The Libertarian administration in the making sees no advantage in a partnership with Brazil, Russia, India, China, and South Africa, plus the other countries admitted into the group as of next year (Egypt, Ethiopia, Saudi Arabia, Iran, and the United Arab Emirates) representing 40% of the world population, 24% of the global GDP, and the destination of 30% of Argentina's exports.

“We will not go backward because it was never approved. We never joined the BRICS,” declared Mondino about the invitation of the bloc for Argentina to join as of January 1, 2024. “I understand that we were invited to join the Brics but we have not formally accepted. To join you have to make a capital contribution, and Argentina is not in a position to do so,” she added.

BRICS — an acronym for Brazil, Russia, India, China, and South Africa — is increasingly seen as a geopolitical group led by Beijing to expand its influence globally. Christopher Ecclestone, a London-based strategist and specialist on Argentina, told VOA that from Beijing’s perspective, the invitation to join BRICS amounted to the equivalent of “you’re now one of us.”

Milei is known to have compared the Chinese regime to “killers” or assassins who go after those who wish to live freely and pledged to distance himself from such regimes, although he seems to have somehow changed his mind. “I thank President Xi Jinping for the congratulations and good wishes he sent me through his letter.

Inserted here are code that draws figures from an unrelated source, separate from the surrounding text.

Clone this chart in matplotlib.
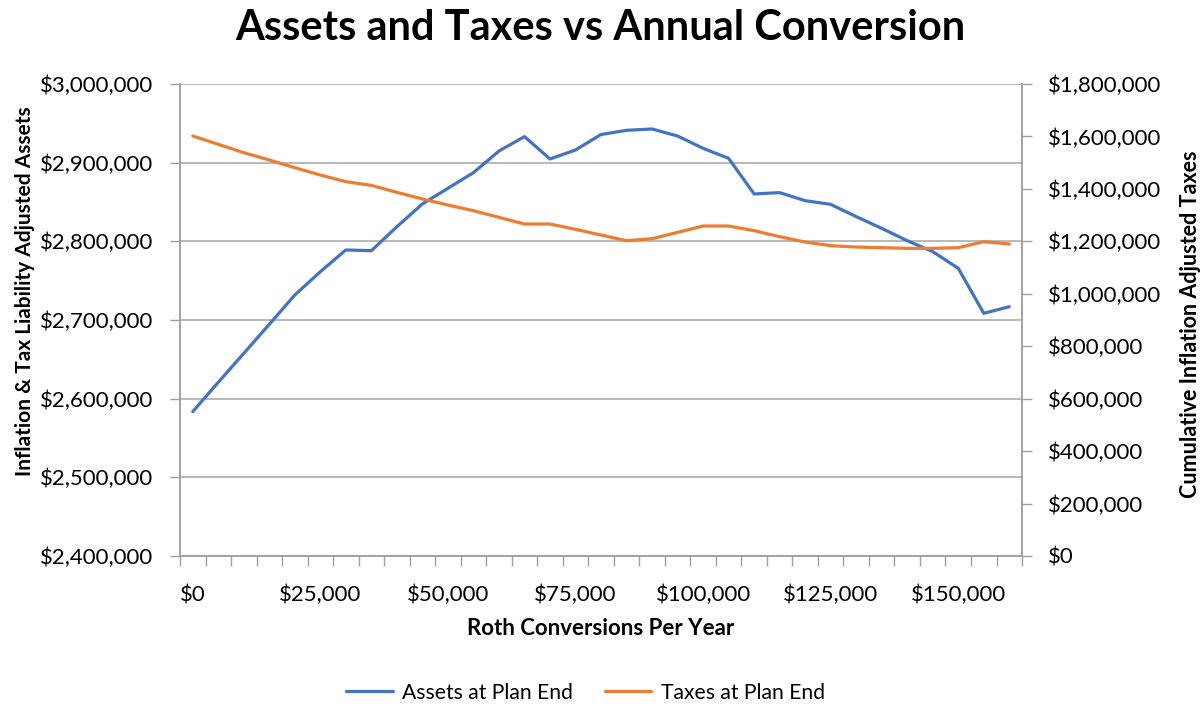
import matplotlib
matplotlib.use("Agg")
import matplotlib.pyplot as plt
from matplotlib.ticker import FuncFormatter, FixedLocator, MultipleLocator

# ── Data ──────────────────────────────────────────────────────────────────────
conversions = [0, 5000, 10000, 15000, 20000, 25000, 30000, 35000, 40000, 45000,
               50000, 55000, 60000, 65000, 70000, 75000, 80000, 85000, 90000,
               95000, 100000, 105000, 110000, 115000, 120000, 125000, 130000,
               135000, 140000, 145000, 150000, 155000, 160000]

assets_at_end = [2583500, 2620800, 2657600, 2694500, 2731800, 2761400, 2789000,
                 2788100, 2818600, 2847500, 2867400, 2887300, 2914800, 2933100,
                 2904700, 2916100, 2935800, 2941100, 2942800, 2933900, 2918200,
                 2905500, 2860200, 2861900, 2851700, 2847000, 2831400, 2816500,
                 2800800, 2786900, 2765700, 2708500, 2716900]

taxes_at_end = [1601700, 1569900, 1538000, 1510100, 1480800, 1452800, 1427400,
                1413400, 1386800, 1361400, 1338500, 1316800, 1291400, 1266000,
                1266000, 1245600, 1224000, 1202400, 1210000, 1234200, 1258400,
                1258400, 1240600, 1217600, 1197300, 1183300, 1178200, 1175700,
                1173200, 1173200, 1175700, 1198600, 1189800]

# ── Style ─────────────────────────────────────────────────────────────────────
plt.rcParams["font.family"] = ["Lato", "DejaVu Sans"]
BLUE = "#4472C4"
ORANGE = "#ED7D31"
GRID = "#a6a6a6"
AXIS = "#a0a0a0"

dollars = FuncFormatter(lambda v, _: f"${v:,.0f}")

fig = plt.figure(figsize=(12, 7.07), dpi=100)
ax = fig.add_axes([0.15, 0.2136, 0.7017, 0.6676])
ax2 = ax.twinx()

idx = list(range(len(conversions)))
ax.plot(idx, assets_at_end, color=BLUE, lw=2.3, solid_capstyle="round",
        solid_joinstyle="round", label="Assets at Plan End", zorder=3)
ax2.plot(idx, taxes_at_end, color=ORANGE, lw=2.3, solid_capstyle="round",
         solid_joinstyle="round", label="Taxes at Plan End", zorder=3)

# left axis
ax.set_ylim(2400000, 3000000)
ax.yaxis.set_major_locator(MultipleLocator(100000))
ax.yaxis.set_major_formatter(dollars)
ax.grid(axis="y", color=GRID, lw=1.1)
ax.set_axisbelow(True)

# right axis
ax2.set_ylim(0, 1800000)
ax2.yaxis.set_major_locator(MultipleLocator(200000))
ax2.yaxis.set_major_formatter(dollars)

# category x axis: labels every $25,000, tick marks between categories
ax.set_xlim(-0.5, len(conversions) - 0.5)
label_pos = [i for i, c in enumerate(conversions) if c % 25000 == 0]
ax.xaxis.set_major_locator(FixedLocator(label_pos))
ax.set_xticklabels([f"${conversions[i]:,}" for i in label_pos])
ax.xaxis.set_minor_locator(FixedLocator([i - 0.5 for i in range(len(conversions) + 1)]))
ax.tick_params(axis="x", which="major", length=0, pad=21, labelsize=16)
ax.tick_params(axis="x", which="minor", length=7, color=AXIS, width=1)
ax.tick_params(axis="y", length=7, color=AXIS, width=1, pad=12, labelsize=16)
ax2.tick_params(axis="y", length=7, color=AXIS, width=1, pad=12, labelsize=16)

for a in (ax, ax2):
    a.spines["top"].set_visible(False)
    for side in ("left", "right", "bottom"):
        a.spines[side].set_color(AXIS)
        a.spines[side].set_linewidth(1.1)

ax.set_xlabel("Roth Conversions Per Year", fontsize=16, fontweight="bold")
ax.xaxis.set_label_coords(0.5, -0.131)
ax.set_ylabel("Inflation & Tax Liability Adjusted Assets", fontsize=15,
              fontweight="bold")
ax.yaxis.set_label_coords(-0.172, 0.56)
ax2.set_ylabel("Cumulative Inflation Adjusted Taxes", fontsize=15.5,
               fontweight="bold")
ax2.yaxis.set_label_coords(1.1876, 0.49)

fig.suptitle("Assets and Taxes vs Annual Conversion", fontsize=30,
             fontweight="bold", y=0.96, va="center")

h1, l1 = ax.get_legend_handles_labels()
h2, l2 = ax2.get_legend_handles_labels()
fig.legend(h1 + h2, l1 + l2, loc="center", bbox_to_anchor=(0.488, 0.02),
           ncol=2, frameon=False, fontsize=15.2, handlelength=2.2,
           columnspacing=1.5, handletextpad=0.45)

fig.savefig("out.png", dpi=100)
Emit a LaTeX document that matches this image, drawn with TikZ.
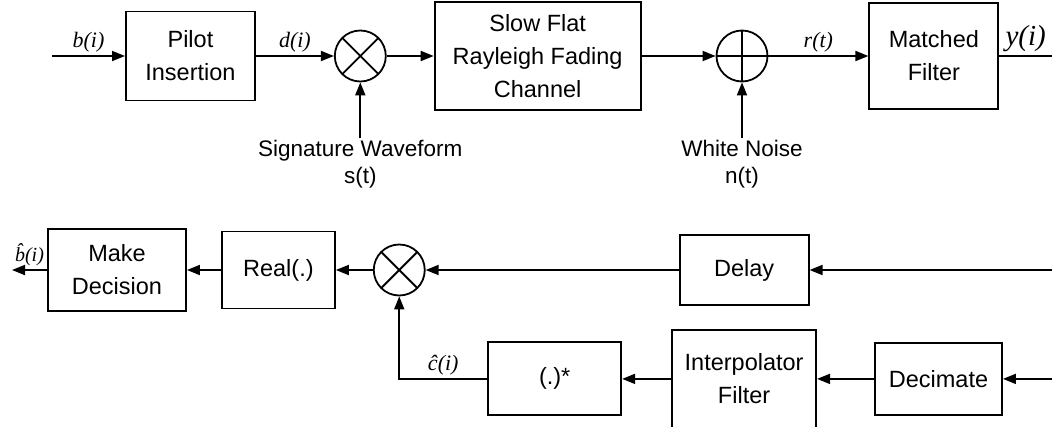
\documentclass[tikz,border=0pt]{standalone}
\usepackage{fontspec}
\setmainfont{Liberation Sans}
\newfontfamily\lblfont{Liberation Serif}
\usetikzlibrary{arrows.meta,positioning}

\begin{document}
\begin{tikzpicture}[
  >={Triangle[length=13pt,width=10pt]},
  line width=1.8pt,
  blk/.style={draw,line width=1.9pt,align=center,inner sep=0pt,
              font=\fontsize{23.5}{33}\selectfont},
  mixer/.style={circle,draw,minimum size=51pt,inner sep=0pt,
                path picture={\draw (path picture bounding box.north west) -- (path picture bounding box.south east)
                                    (path picture bounding box.north east) -- (path picture bounding box.south west);}},
  summer/.style={circle,draw,minimum size=51pt,inner sep=0pt,
                 path picture={\draw (path picture bounding box.north) -- (path picture bounding box.south)
                                     (path picture bounding box.west) -- (path picture bounding box.east);}},
  src/.style={align=center,inner sep=1pt,font=\fontsize{22.5}{27}\selectfont},
  sig/.style={inner sep=3pt,font=\lblfont\itshape\fontsize{22}{26}\selectfont}
]
\useasboundingbox (0,0) rectangle (1052pt,-426pt);

\coordinate (bin) at (52pt,-56pt);
\node[blk,minimum width=129pt,minimum height=89pt,right=73pt of bin] (pilot) {Pilot\\Insertion};
\node[mixer,right=78pt of pilot] (mul1) {};
\node[blk,minimum width=206pt,minimum height=108pt,right=47pt of mul1] (chan) {Slow Flat\\Rayleigh Fading\\Channel};
\node[summer,right=74pt of chan] (add) {};
\node[blk,minimum width=129pt,minimum height=106pt,right=100pt of add] (mf) {Matched\\Filter};
\coordinate (yout) at (1052pt,-56pt);
\node[src,below=56pt of mul1] (swave) {Signature Waveform\\s(t)};
\node[src,below=56pt of add] (noise) {White Noise\\n(t)};

\node[blk,minimum width=138pt,minimum height=82pt] (decide) at (117pt,-270pt) {Make\\Decision};
\node[blk,minimum width=113pt,minimum height=77pt,right=34pt of decide] (real) {Real(.)};
\node[mixer,right=37pt of real] (mul2) {};
\node[blk,minimum width=129pt,minimum height=70pt,right=253pt of mul2] (delay) {Delay};
\node[blk,minimum width=144pt,minimum height=98pt,below=23pt of delay] (interp) {Interpolator\\Filter};
\node[blk,minimum width=133pt,minimum height=73pt,left=49pt of interp] (conj) {(.)*};
\node[blk,minimum width=127pt,minimum height=72pt,right=57pt of interp] (decim) {Decimate};
\coordinate (din) at (1052pt,-270pt);
\coordinate (cin) at (decim.east -| din);
\coordinate (bout) at (12pt,-270pt);

\draw[->] (bin) -- node[sig,above]{b(i)} (pilot);
\draw[->] (pilot) -- node[sig,above]{d(i)} (mul1);
\draw[->] (mul1) -- (chan);
\draw[->] (chan) -- (add);
\draw[->] (add) -- node[sig,above]{r(t)} (mf);
\draw (mf) -- node[sig,above,font=\lblfont\itshape\fontsize{29}{32}\selectfont]{y(i)} (yout);
\draw[->] (swave) -- (mul1);
\draw[->] (noise) -- (add);

\draw[->] (din) -- (delay);
\draw[->] (delay) -- (mul2);
\draw[->] (mul2) -- (real);
\draw[->] (real) -- (decide);
\draw[->] (decide) -- node[sig,above,font=\lblfont\itshape\fontsize{20}{24}\selectfont]{\^{b}(i)} (bout);
\draw[->] (cin) -- (decim);
\draw[->] (decim) -- (interp);
\draw[->] (interp) -- (conj);
\draw[->] (conj) -| node[sig,above,pos=0.25]{\^{c}(i)} (mul2);
\end{tikzpicture}
\end{document}
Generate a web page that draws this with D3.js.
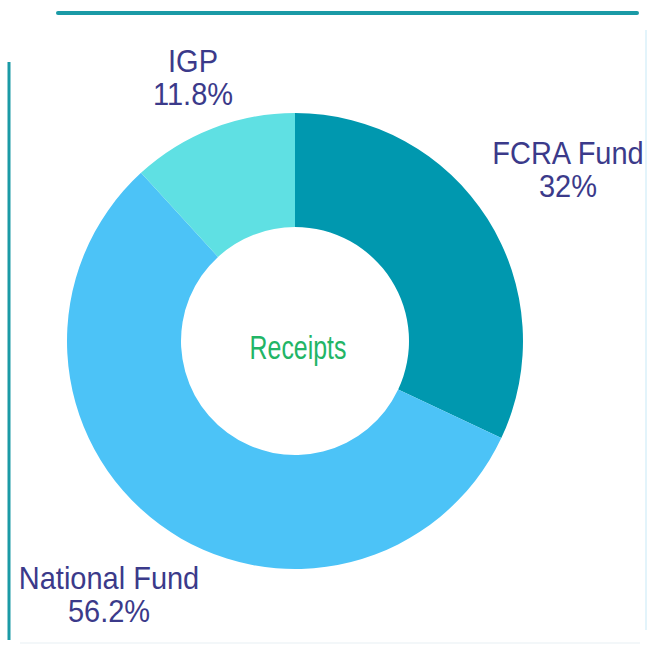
<!DOCTYPE html>
<html>
<head>
<meta charset="utf-8">
<script src="https://cdn.jsdelivr.net/npm/d3@7"></script>
<style>
  body { margin: 0; background: #fff; }
</style>
</head>
<body>
<div id="chart"></div>
<script>
// Receipts donut

var categories = ["FCRA Fund", "National Fund", "IGP"];
var shares = [32, 56.2, 11.8];
var shareLabels = ["32%", "56.2%", "11.8%"];
var colors = ["#0098af", "#4cc3f7", "#5fe0e3"];

var width = 657, height = 655;
var cx = 295, cy = 341,
  outerR = 228, innerR = 114;

var svg = d3.select("#chart").append("svg")
  .attr("width", width)
  .attr("height", height);

// frame lines
svg.append("line")
  .attr("x1", 58).attr("y1", 13).attr("x2", 637).attr("y2", 13)
  .attr("stroke", "#1a9aa6")
  .attr("stroke-width", 4)
  .attr("stroke-linecap", "round");

svg.append("line")
  .attr("x1", 9).attr("y1", 62).attr("x2", 9).attr("y2", 640)
  .attr("stroke", "#1a9aa6")
  .attr("stroke-width", 3);

svg.append("line")
  .attr("x1", 646).attr("y1", 30).attr("x2", 646).attr("y2", 630)
  .attr("stroke", "#e3f4fb")
  .attr("stroke-width", 2);

svg.append("line")
  .attr("x1", 20).attr("y1", 643).attr("x2", 640).attr("y2", 643)
  .attr("stroke", "#f3f7f9")
  .attr("stroke-width", 2);

var pie = d3.pie().sort(null).value(d => d);
var arc = d3.arc().innerRadius(innerR).outerRadius(outerR);

var g = svg.append("g")
  .attr("transform", "translate(" + cx + "," + cy + ")");

g.selectAll("path")
  .data(pie(shares))
  .enter().append("path")
    .attr("d", arc)
    .attr("fill", (d, i) => colors[i]);

// labels, [x, y of first baseline]
var labelPos = [[568, 164], [109, 589], [193, 72]];

svg.selectAll("g.lab")
  .data(categories)
  .enter().append("g")
    .attr("class", "lab")
    .attr("transform", (d, i) => "translate(" + labelPos[i][0] + "," + labelPos[i][1] + ") scale(1,1.1)")
  .append("text")
    .attr("text-anchor", "middle")
    .style("font-family", "'Liberation Sans', Arial, sans-serif")
    .style("font-size", "29px")
    .style("fill", "#3b3a8a")
    .each(function(d, i) {
      var t = d3.select(this);
      t.append("tspan").attr("x", 0).text(d);
      t.append("tspan").attr("x", 0).attr("dy", 30).text(shareLabels[i]);
    });

svg.append("g")
  .attr("transform", "translate(298,359) scale(0.83,1.08)")
  .append("text")
  .attr("text-anchor", "middle")
  .style("font-family", "'Liberation Sans', Arial, sans-serif")
  .style("font-size", "30px")
  .style("fill", "#22b566")
  .text("Receipts");
</script>
</body>
</html>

I send you my most sincere wishes for the well-being of the people of China,” Milei wrote on X on November 22, above a full-page letter translated into Spanish addressed to him from Xi, from Beijing, dated November 21.

“It would be a grave mistake if Argentina were to cut off ties with great powers such as China or Brazil. China is Argentina’s important trade partner,” Mao Ning, a Chinese foreign ministry spokesperson, stated at a news briefing held in Beijing on November 21.

Milei has called himself first and foremost “an ally of the United States, Israel, and the West” as signs of Buenos Aires approaching the White House surfaced following his trip to New York and Washington earlier this week.